I understand that Roxas is an important part of the Kingdom Hearts universe, and an interesting one at that. But his gameplay bits are poorly constructed. They could have been structured a lot better. I feel like Square Enix and/or Tetsuya Nomura must have wanted players to like Roxas, so they asked something like "How can we make players care about this guy? More time with him," and then went ahead with making his entire intro into little more than hours of fluff, filler, fluffy fluffy filler filler, which fills and fills the voids with its fluffy flufferificness.
Twilight Town: Embracing the Bare Minimum Since 2005
While Traverse Town felt endearing and a lot like Disneyland's own Toon Town, Twilight Town suffers from a lack of flair. There's no personality here. It's big, wide, and empty — a giant boring place.

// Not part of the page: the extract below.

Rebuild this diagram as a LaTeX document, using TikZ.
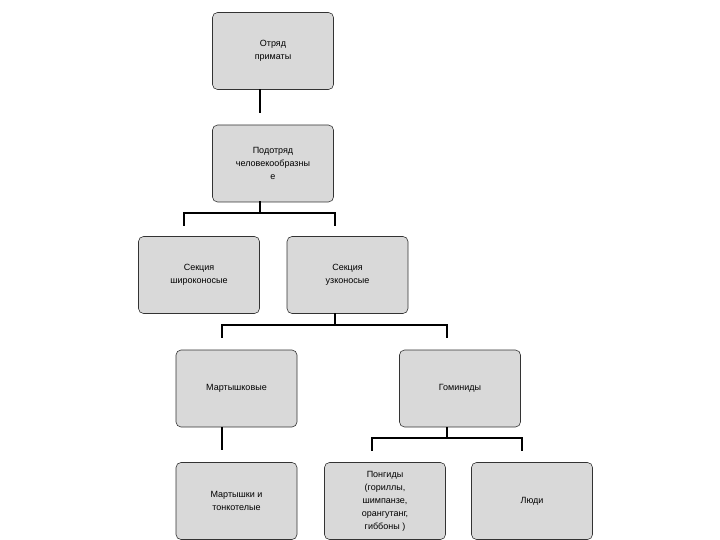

Having to drag ass around its blandscapes only adds to the chore that is Kingdom Hearts II's opening hours.
Birth by Sleeping Through the First Parts of a Game
More of that tutorial problem shows up in the PSP-gone-PS3 game Kingdom Hearts: Birth by Sleep. Having beaten and loved the PSP version, I'm well aware that you have to get used to each character's different play style. Allowing the players to get a handle on combat is a great, necessary inclusion, but again, I feel this should have been skippable like a cutscene. Yet it's mandatory, even when selecting Critical difficulty.
Yeah, that's the only bad thing I can say about Birth by Sleep though. If you never played it on PSP — and statistically speaking, especially outside of Japan, you probably didn't — then that game is the biggest reason to pick up the second HD ReMIX of the series.
It's Not the End of the HD Milk Man
If Square Enix gonna Square Enix, you can expect that this bundle's release brings fans no closer to Kingdom Hearts III. The popular rumor is that Dream Drop Distance is next in line for HD treatment. Whether that means a playable game or just included as a movie alongside something else is as much a mystery as everything else about the franchise's future right now. Square Enix's pattern, however, tends to push back sequel progress in favor of getting out the ports and remakes first.
Stay aesthetically pleasing, my friends.